### DATASET CONTENT ###

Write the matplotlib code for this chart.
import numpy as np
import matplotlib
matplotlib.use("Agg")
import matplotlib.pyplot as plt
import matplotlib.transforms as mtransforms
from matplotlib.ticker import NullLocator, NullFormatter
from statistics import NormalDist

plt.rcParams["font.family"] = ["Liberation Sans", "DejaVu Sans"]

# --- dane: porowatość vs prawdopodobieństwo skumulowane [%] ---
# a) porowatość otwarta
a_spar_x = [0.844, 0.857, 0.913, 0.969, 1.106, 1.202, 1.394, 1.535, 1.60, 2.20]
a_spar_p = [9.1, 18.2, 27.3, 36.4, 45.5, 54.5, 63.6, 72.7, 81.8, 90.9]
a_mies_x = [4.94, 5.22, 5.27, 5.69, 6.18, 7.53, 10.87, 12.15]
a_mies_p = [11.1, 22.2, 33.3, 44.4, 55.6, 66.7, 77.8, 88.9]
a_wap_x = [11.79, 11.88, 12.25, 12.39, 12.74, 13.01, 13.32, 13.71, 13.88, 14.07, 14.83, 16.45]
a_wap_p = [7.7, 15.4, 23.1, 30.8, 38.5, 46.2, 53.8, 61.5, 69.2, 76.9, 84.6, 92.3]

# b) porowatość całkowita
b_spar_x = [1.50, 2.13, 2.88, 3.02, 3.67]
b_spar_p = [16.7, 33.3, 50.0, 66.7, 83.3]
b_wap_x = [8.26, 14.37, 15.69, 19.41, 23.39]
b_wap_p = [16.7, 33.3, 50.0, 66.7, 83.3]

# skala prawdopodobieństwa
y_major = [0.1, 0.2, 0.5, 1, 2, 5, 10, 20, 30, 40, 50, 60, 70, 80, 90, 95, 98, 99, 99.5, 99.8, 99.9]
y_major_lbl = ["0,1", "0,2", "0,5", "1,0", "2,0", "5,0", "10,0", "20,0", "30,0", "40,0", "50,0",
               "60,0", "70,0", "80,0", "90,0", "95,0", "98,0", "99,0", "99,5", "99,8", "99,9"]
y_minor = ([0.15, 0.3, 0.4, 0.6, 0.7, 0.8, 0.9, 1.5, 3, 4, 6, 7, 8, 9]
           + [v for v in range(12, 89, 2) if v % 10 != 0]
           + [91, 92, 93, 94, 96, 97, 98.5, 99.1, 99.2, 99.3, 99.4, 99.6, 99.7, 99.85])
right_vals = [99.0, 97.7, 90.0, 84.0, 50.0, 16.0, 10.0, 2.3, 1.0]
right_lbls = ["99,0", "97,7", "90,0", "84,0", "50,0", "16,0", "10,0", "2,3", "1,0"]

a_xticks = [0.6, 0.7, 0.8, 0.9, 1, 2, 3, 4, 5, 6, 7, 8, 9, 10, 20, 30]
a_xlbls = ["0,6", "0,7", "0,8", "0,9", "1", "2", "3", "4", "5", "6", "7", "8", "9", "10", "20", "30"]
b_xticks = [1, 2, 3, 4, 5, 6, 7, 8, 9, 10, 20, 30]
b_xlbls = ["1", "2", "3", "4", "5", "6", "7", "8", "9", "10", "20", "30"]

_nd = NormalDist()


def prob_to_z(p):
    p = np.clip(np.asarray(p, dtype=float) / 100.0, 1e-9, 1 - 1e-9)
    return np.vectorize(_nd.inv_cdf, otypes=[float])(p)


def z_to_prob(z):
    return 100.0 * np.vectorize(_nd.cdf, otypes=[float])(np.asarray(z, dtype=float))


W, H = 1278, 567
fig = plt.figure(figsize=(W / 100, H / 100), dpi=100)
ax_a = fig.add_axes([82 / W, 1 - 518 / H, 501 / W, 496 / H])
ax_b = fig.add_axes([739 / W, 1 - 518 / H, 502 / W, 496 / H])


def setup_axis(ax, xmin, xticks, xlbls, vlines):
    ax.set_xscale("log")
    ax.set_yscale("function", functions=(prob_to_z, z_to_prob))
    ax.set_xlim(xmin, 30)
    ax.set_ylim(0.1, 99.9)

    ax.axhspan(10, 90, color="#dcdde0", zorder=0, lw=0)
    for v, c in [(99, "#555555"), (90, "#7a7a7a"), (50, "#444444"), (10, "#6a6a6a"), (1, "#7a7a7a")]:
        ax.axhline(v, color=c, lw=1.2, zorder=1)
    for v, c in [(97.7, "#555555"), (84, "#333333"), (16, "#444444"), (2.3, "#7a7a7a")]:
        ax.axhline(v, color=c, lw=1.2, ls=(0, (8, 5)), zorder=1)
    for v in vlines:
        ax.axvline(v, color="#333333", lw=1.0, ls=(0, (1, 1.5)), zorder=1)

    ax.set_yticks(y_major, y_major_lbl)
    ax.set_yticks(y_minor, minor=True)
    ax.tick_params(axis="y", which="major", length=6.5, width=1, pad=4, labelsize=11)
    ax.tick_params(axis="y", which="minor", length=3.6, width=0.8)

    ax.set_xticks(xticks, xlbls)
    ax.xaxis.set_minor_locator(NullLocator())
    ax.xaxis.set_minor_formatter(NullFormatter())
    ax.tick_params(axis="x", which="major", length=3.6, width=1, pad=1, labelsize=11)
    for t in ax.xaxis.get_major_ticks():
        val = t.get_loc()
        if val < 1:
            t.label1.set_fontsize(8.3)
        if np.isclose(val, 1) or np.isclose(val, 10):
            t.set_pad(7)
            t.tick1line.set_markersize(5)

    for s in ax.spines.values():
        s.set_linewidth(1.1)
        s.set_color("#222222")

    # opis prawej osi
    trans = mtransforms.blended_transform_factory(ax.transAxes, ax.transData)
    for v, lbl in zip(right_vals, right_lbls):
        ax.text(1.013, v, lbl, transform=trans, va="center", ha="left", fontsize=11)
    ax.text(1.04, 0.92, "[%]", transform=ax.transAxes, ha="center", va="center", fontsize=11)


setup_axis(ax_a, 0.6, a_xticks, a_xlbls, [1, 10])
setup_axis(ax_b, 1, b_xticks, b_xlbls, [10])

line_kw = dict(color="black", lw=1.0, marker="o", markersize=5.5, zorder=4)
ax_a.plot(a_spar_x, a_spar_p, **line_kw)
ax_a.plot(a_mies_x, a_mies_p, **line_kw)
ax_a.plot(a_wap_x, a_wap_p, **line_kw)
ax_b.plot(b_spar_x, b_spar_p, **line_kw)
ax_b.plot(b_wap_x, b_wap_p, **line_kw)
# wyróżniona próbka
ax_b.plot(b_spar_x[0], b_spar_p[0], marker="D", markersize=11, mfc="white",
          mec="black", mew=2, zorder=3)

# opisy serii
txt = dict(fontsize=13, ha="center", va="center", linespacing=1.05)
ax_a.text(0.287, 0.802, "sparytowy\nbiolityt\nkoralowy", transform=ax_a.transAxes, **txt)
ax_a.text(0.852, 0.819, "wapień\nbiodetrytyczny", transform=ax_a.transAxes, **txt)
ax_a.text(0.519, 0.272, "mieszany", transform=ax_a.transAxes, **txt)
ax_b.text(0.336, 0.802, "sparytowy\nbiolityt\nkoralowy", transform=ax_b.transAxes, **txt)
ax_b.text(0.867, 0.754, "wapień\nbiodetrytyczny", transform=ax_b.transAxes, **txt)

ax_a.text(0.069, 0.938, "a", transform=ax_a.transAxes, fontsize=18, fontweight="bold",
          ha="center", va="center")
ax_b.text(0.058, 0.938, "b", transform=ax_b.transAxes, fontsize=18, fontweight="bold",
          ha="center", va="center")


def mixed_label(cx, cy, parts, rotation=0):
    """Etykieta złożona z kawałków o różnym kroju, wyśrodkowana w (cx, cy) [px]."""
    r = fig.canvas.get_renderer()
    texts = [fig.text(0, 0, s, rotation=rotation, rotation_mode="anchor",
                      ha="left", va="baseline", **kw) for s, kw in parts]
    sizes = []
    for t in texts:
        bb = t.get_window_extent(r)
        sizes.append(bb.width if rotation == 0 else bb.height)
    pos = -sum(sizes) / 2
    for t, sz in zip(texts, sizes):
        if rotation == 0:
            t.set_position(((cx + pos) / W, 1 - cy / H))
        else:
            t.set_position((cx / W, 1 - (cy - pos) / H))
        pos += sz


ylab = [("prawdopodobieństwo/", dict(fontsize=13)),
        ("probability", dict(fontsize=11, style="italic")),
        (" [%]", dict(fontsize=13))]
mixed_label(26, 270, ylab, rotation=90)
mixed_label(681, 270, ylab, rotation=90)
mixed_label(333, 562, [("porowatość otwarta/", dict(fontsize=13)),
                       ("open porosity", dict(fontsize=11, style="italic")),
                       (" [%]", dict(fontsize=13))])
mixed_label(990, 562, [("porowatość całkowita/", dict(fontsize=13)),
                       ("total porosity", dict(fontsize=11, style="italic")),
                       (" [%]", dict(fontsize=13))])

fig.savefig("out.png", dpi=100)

###

PROBLEM REQUIREMENTS: Copy out only the lines running from the beginning of the data to the line with "b_wap_p = [16.7, 33.3, 50.0, 66.7, 83.3]", both ends included.

TASK RESPONSE:
Write the matplotlib code for this chart.
import numpy as np
import matplotlib
matplotlib.use("Agg")
import matplotlib.pyplot as plt
import matplotlib.transforms as mtransforms
from matplotlib.ticker import NullLocator, NullFormatter
from statistics import NormalDist

plt.rcParams["font.family"] = ["Liberation Sans", "DejaVu Sans"]

# --- dane: porowatość vs prawdopodobieństwo skumulowane [%] ---
# a) porowatość otwarta
a_spar_x = [0.844, 0.857, 0.913, 0.969, 1.106, 1.202, 1.394, 1.535, 1.60, 2.20]
a_spar_p = [9.1, 18.2, 27.3, 36.4, 45.5, 54.5, 63.6, 72.7, 81.8, 90.9]
a_mies_x = [4.94, 5.22, 5.27, 5.69, 6.18, 7.53, 10.87, 12.15]
a_mies_p = [11.1, 22.2, 33.3, 44.4, 55.6, 66.7, 77.8, 88.9]
a_wap_x = [11.79, 11.88, 12.25, 12.39, 12.74, 13.01, 13.32, 13.71, 13.88, 14.07, 14.83, 16.45]
a_wap_p = [7.7, 15.4, 23.1, 30.8, 38.5, 46.2, 53.8, 61.5, 69.2, 76.9, 84.6, 92.3]

# b) porowatość całkowita
b_spar_x = [1.50, 2.13, 2.88, 3.02, 3.67]
b_spar_p = [16.7, 33.3, 50.0, 66.7, 83.3]
b_wap_x = [8.26, 14.37, 15.69, 19.41, 23.39]
b_wap_p = [16.7, 33.3, 50.0, 66.7, 83.3]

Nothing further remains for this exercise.